What you should do>
Set the listing down again in full, word for word, with the pictures left out.

·····

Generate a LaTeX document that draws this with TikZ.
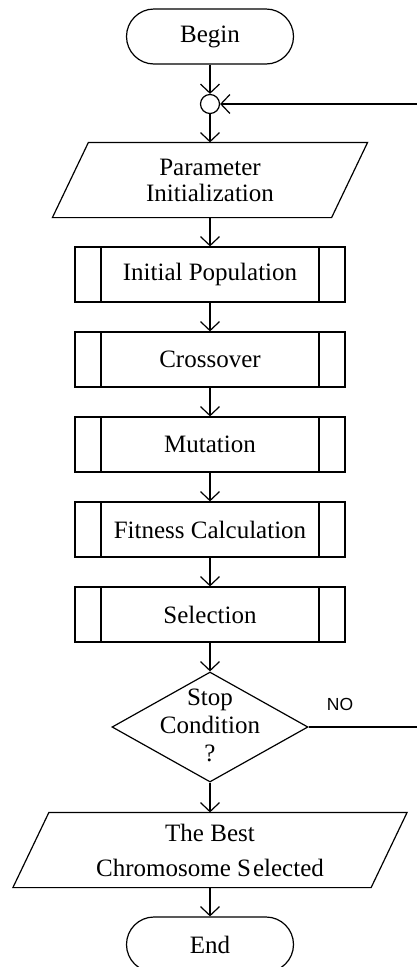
\documentclass[tikz,border=0pt]{standalone}
\usepackage{fontspec}
\setmainfont{Liberation Serif}
\newfontfamily\arialfont{Liberation Sans}
\usetikzlibrary{shapes.misc,shapes.geometric,arrows.meta}
\tikzset{
  base/.style={line width=1.2pt, draw=black, font=\fontsize{25}{27}\selectfont, align=center, inner sep=0pt},
  term/.style={base, rounded rectangle, minimum width=167pt, minimum height=55pt},
  proc/.style={base, rectangle, minimum width=270pt, minimum height=55pt,
    path picture={
      \draw[line width=1.2pt] ([xshift=26pt]path picture bounding box.north west) -- ([xshift=26pt]path picture bounding box.south west);
      \draw[line width=1.2pt] ([xshift=-26pt]path picture bounding box.north east) -- ([xshift=-26pt]path picture bounding box.south east);
    }},
  iobox/.style={base, draw=none, rectangle, minimum height=74pt},
  dec/.style={base, diamond, minimum width=196pt, minimum height=110pt},
  conn/.style={base, circle, minimum size=19pt},
  arr/.style={line width=1.2pt, -{Straight Barb[length=9pt,width=19pt,line width=1.2pt]}},
  ln/.style={line width=1.2pt}
}
\begin{document}
\begin{tikzpicture}[x=1pt,y=-1pt]
\useasboundingbox (0,0) rectangle (417,967);
\clip (0,0) rectangle (417,967);
\fill[white] (0,0) rectangle (417,967);

\node[term] (begin) at (210,36.5) {Begin};
\node[conn] (c) at (210,104) {};
\node[iobox, minimum width=278pt, font=\fontsize{25}{26}\selectfont] (par) at (210,180) {Parameter\\Initialization};
\draw[ln] ([xshift=18pt]par.north west) -- ([xshift=18pt]par.north east) -- ([xshift=-18pt]par.south east) -- ([xshift=-18pt]par.south west) -- cycle;
\node[proc] (ip) at (210,274.5) {Initial Population};
\node[proc] (cr) at (210,359.5) {Crossover};
\node[proc] (mu) at (210,444.5) {Mutation};
\node[proc] (fi) at (210,529.5) {Fitness Calculation};
\node[proc] (se) at (210,614.5) {Selection};
\node[dec] (d) at (210,727) {};
\node[base, draw=none, font=\fontsize{25}{28}\selectfont] (dt) at (210,725) {Stop\\Condition\\?};
\node[iobox, minimum width=357pt, font=\fontsize{25}{35}\selectfont] (best) at (210,850) {The Best\\Chromosome S\kern2pt elected};
\draw[ln] ([xshift=18pt]best.north west) -- ([xshift=18pt]best.north east) -- ([xshift=-18pt]best.south east) -- ([xshift=-18pt]best.south west) -- cycle;
\node[term] (end) at (210,944.5) {End};
\node[font=\arialfont\fontsize{17.5}{20}\selectfont, inner sep=0pt] (no) at (340,704) {NO};

\coordinate (r1) at (420,727);
\coordinate (r2) at (420,104);

\draw[arr] (begin.south) -- (c.north);
\draw[arr] (c.south) -- (par.north);
\draw[arr] (par.south) -- (ip.north);
\draw[arr] (ip.south) -- (cr.north);
\draw[arr] (cr.south) -- (mu.north);
\draw[arr] (mu.south) -- (fi.north);
\draw[arr] (fi.south) -- (se.north);
\draw[arr] (se.south) -- (d.north);
\draw[arr] (d.south) -- (best.north);
\draw[arr] (best.south) -- (end.north);
\draw[ln] (d.east) -- (r1) -- (r2);
\draw[arr] (r2) -- (c.east);
\end{tikzpicture}
\end{document}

·····

Response>
Generate a LaTeX document that draws this with TikZ.
\documentclass[tikz,border=0pt]{standalone}
\usepackage{fontspec}
\setmainfont{Liberation Serif}
\newfontfamily\arialfont{Liberation Sans}
\usetikzlibrary{shapes.misc,shapes.geometric,arrows.meta}
\tikzset{
  base/.style={line width=1.2pt, draw=black, font=\fontsize{25}{27}\selectfont, align=center, inner sep=0pt},
  term/.style={base, rounded rectangle, minimum width=167pt, minimum height=55pt},
  proc/.style={base, rectangle, minimum width=270pt, minimum height=55pt,
    path picture={
      \draw[line width=1.2pt] ([xshift=26pt]path picture bounding box.north west) -- ([xshift=26pt]path picture bounding box.south west);
      \draw[line width=1.2pt] ([xshift=-26pt]path picture bounding box.north east) -- ([xshift=-26pt]path picture bounding box.south east);
    }},
  iobox/.style={base, draw=none, rectangle, minimum height=74pt},
  dec/.style={base, diamond, minimum width=196pt, minimum height=110pt},
  conn/.style={base, circle, minimum size=19pt},
  arr/.style={line width=1.2pt, -{Straight Barb[length=9pt,width=19pt,line width=1.2pt]}},
  ln/.style={line width=1.2pt}
}
\begin{document}
\begin{tikzpicture}[x=1pt,y=-1pt]
\useasboundingbox (0,0) rectangle (417,967);
\clip (0,0) rectangle (417,967);
\fill[white] (0,0) rectangle (417,967);

\node[term] (begin) at (210,36.5) {Begin};
\node[conn] (c) at (210,104) {};
\node[iobox, minimum width=278pt, font=\fontsize{25}{26}\selectfont] (par) at (210,180) {Parameter\\Initialization};
\draw[ln] ([xshift=18pt]par.north west) -- ([xshift=18pt]par.north east) -- ([xshift=-18pt]par.south east) -- ([xshift=-18pt]par.south west) -- cycle;
\node[proc] (ip) at (210,274.5) {Initial Population};
\node[proc] (cr) at (210,359.5) {Crossover};
\node[proc] (mu) at (210,444.5) {Mutation};
\node[proc] (fi) at (210,529.5) {Fitness Calculation};
\node[proc] (se) at (210,614.5) {Selection};
\node[dec] (d) at (210,727) {};
\node[base, draw=none, font=\fontsize{25}{28}\selectfont] (dt) at (210,725) {Stop\\Condition\\?};
\node[iobox, minimum width=357pt, font=\fontsize{25}{35}\selectfont] (best) at (210,850) {The Best\\Chromosome S\kern2pt elected};
\draw[ln] ([xshift=18pt]best.north west) -- ([xshift=18pt]best.north east) -- ([xshift=-18pt]best.south east) -- ([xshift=-18pt]best.south west) -- cycle;
\node[term] (end) at (210,944.5) {End};
\node[font=\arialfont\fontsize{17.5}{20}\selectfont, inner sep=0pt] (no) at (340,704) {NO};

\coordinate (r1) at (420,727);
\coordinate (r2) at (420,104);

\draw[arr] (begin.south) -- (c.north);
\draw[arr] (c.south) -- (par.north);
\draw[arr] (par.south) -- (ip.north);
\draw[arr] (ip.south) -- (cr.north);
\draw[arr] (cr.south) -- (mu.north);
\draw[arr] (mu.south) -- (fi.north);
\draw[arr] (fi.south) -- (se.north);
\draw[arr] (se.south) -- (d.north);
\draw[arr] (d.south) -- (best.north);
\draw[arr] (best.south) -- (end.north);
\draw[ln] (d.east) -- (r1) -- (r2);
\draw[arr] (r2) -- (c.east);
\end{tikzpicture}
\end{document}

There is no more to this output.